Titled “Advances in Animal Agriculture; What the Center for a Livable Future, Pew Commission and Others Aren't Telling You About Food Production,” the Animal Agriculture Alliance report provides a stark contrast to the Pew Commission report, which called for the phasing out of nontherapeutic antibiotic use and increasing regulations for animal production facilities.
USDA Food Safety and Inspection Service (FSIS) Former Under Secretary Richard Raymond provided a foreword for the AAA report.
“While there are some who will continually question and criticize modern agriculture's practices, I suspect they have never had to put a hungry child to bed and that they have the resources to shop the niche markets,” Raymond writes. “Yes, we can and should offer choices to those who are able and want to pay more for ‘raised without antibiotics,' ‘hormone free,' ‘all natural,' etc., but those options will not feed the 14 million Americans who go to bed every night with an empty stomach.”
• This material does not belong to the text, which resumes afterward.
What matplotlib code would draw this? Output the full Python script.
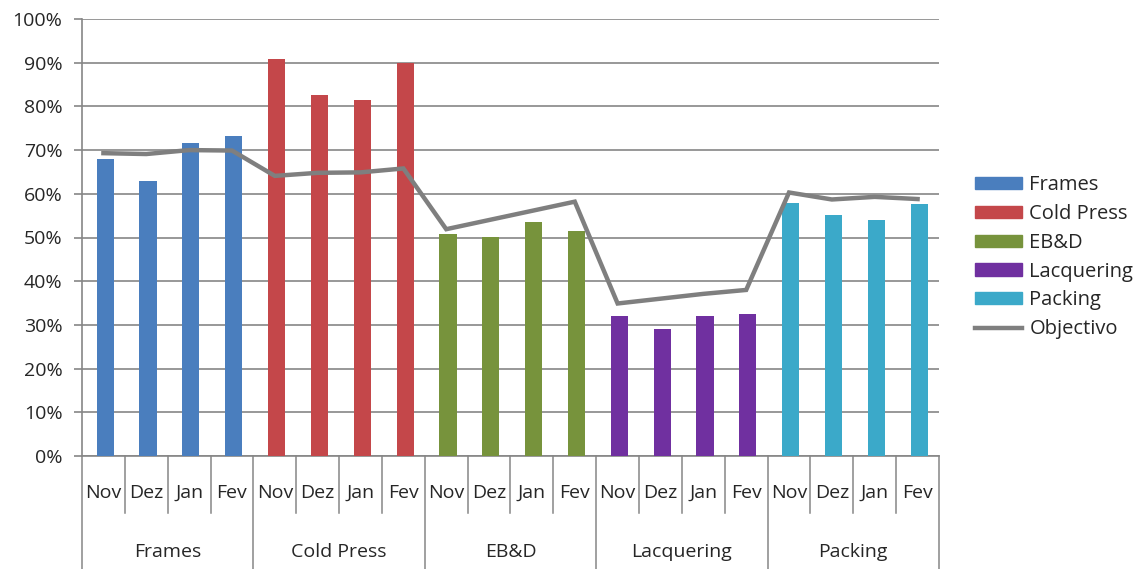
import matplotlib.pyplot as plt
from matplotlib.patches import Patch
from matplotlib.lines import Line2D
from matplotlib.ticker import PercentFormatter
import numpy as np

plt.rcParams['font.family'] = ['Open Sans', 'DejaVu Sans']

sections = ["Frames", "Cold Press", "EB&D", "Lacquering", "Packing"]
months = ["Nov", "Dez", "Jan", "Fev"]
colors = ["#4a7ebe", "#c4474a", "#77933c", "#7030a0", "#3ba9c9"]

# monthly results per section (%)
frames = [68.0, 63.0, 71.6, 73.2]
cold_press = [90.8, 82.6, 81.5, 89.9]
ebd = [50.7, 50.2, 53.6, 51.6]
lacquering = [32.0, 29.1, 32.0, 32.4]
packing = [58.0, 55.1, 54.0, 57.7]

# target line, one value per month of each section
objectivo = [69.3, 69.1, 70.0, 69.9,
             64.1, 64.8, 64.9, 65.8,
             51.9, 54.0, 56.1, 58.2,
             34.9, 36.0, 37.1, 38.0,
             60.3, 58.7, 59.3, 58.8]

results = [frames, cold_press, ebd, lacquering, packing]
grid_col = "#868686"
text_col = "#262626"
fs = 14

fig = plt.figure(figsize=(11.46, 5.69), dpi=100)
ax = fig.add_axes([82 / 1146, 113 / 569, 857 / 1146, 437 / 569])

n_m = len(months)
for g, (vals, c) in enumerate(zip(results, colors)):
    x = np.arange(n_m) + g * n_m + 0.54
    ax.bar(x, vals, width=0.4, color=c, zorder=3)

xs = np.arange(len(objectivo)) + 0.5
ax.plot(xs, objectivo, color="#7f7f7f", lw=3.2, zorder=4,
        solid_joinstyle="miter")

ax.set_xlim(0, len(sections) * n_m)
ax.set_ylim(0, 100)
ax.set_yticks(np.arange(0, 101, 10))
ax.yaxis.set_major_formatter(PercentFormatter(decimals=0))
ax.grid(axis="y", color=grid_col, lw=1.2, zorder=0)
ax.tick_params(axis="y", length=6, color=grid_col, width=1.2,
               labelsize=fs, labelcolor=text_col, pad=8)
ax.tick_params(axis="x", length=0, labelbottom=False)
for s in ["top", "right"]:
    ax.spines[s].set_visible(False)
for s in ["left", "bottom"]:
    ax.spines[s].set_color(grid_col)
    ax.spines[s].set_linewidth(1.2)

# two-level category axis
trans = ax.get_xaxis_transform()
for i in range(len(sections) * n_m + 1):
    bottom = -0.26 if i % n_m == 0 else -0.13
    ax.plot([i, i], [0, bottom], transform=trans, color=grid_col,
            lw=1.1, clip_on=False)
for i in range(len(sections) * n_m):
    ax.text(i + 0.5, -0.085, months[i % n_m], transform=trans,
            ha="center", va="center", fontsize=fs, color=text_col)
for g, name in enumerate(sections):
    ax.text(g * n_m + n_m / 2, -0.22, name, transform=trans,
            ha="center", va="center", fontsize=fs, color=text_col)

handles = [Patch(color=c, label=s) for s, c in zip(sections, colors)]
handles.append(Line2D([], [], color="#7f7f7f", lw=3.2, label="Objectivo"))
fig.legend(handles=handles, loc="upper left",
           bbox_to_anchor=(975 / 1146, 1 - 175 / 569),
           frameon=False, fontsize=14.5, handlelength=2.35, handleheight=0.55,
           handletextpad=0.35, labelspacing=0.44, borderpad=0, borderaxespad=0,
           labelcolor=text_col)

fig.savefig("out.png", dpi=100)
The AAA report includes information provided by organizations representing beef, chicken, dairy, egg, pork and turkey farmers and ranchers and emphasized positive aspects in five areas: animal care, responsible antibiotics use, food safety, environmental sustainability and industry research initiatives.
National Pork Producers Council President Randy Spronk, a pork producer from Edgerton, Minn., said the AAA report documents what the industry achieved over decades to provide good animal care, be good stewards of the environment and produce safe food.
“And it serves as a counter to the misinformation about modern food-animal production offered by groups that would have farmers and ranchers revert to a system that would be bad for animals, the environment and consumes.” Spronk said.